The government says that it will not back any further proliferation of codes and initiatives, instead doing all it can to encourage mergers and rationalizations of such codes ‘rather than ... creating new processes or institutions’. The government wants companies to start aligning their programmes more closely with foreign policy objectives. Poverty reduction is cited as an example, and the United Nation’s Millennium Development Goals receive a specific mention, as do the UN’s Norms on the responsibilities of transnational corporations with regard to human rights, on which the government still hopes to keep consultation alive.

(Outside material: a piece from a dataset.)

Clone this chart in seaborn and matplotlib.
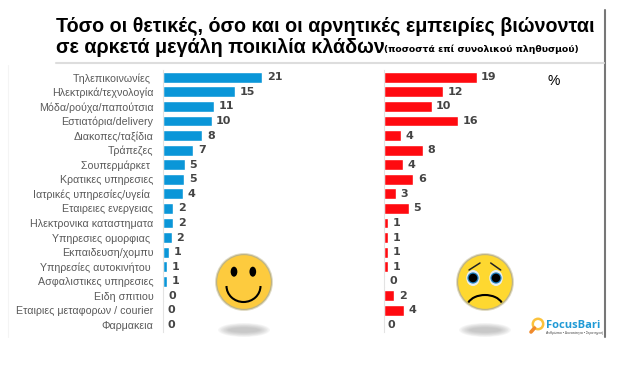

Fanny Calder, associate fellow of the Sustainable Development Programme at the Chatham House think-tank in London, told EP the framework is a valuable marker, even if unlikely to satisfy all interested parties. ‘The focus on measuring impacts is a new departure and indicates that the government wants to take a rigorous look at what British business and key international initiatives are actually delivering on the ground,’ she says. ‘The commitment to explore the potential for increasing incentives for businesses ... is also very interesting, and could lead to significant policy changes further down the road.’
Some of the value of the framework, then, lies more in what it presages than in what it will deliver in the short term. But ministers clearly still want to be seen as leading business rather than simply as followers. Given that they have recently been accused of losing momentum in this area, in particular by failing to curb bribery and corrupt practices with legislative measures, this policy statement at least is a yardstick against which to measure future action.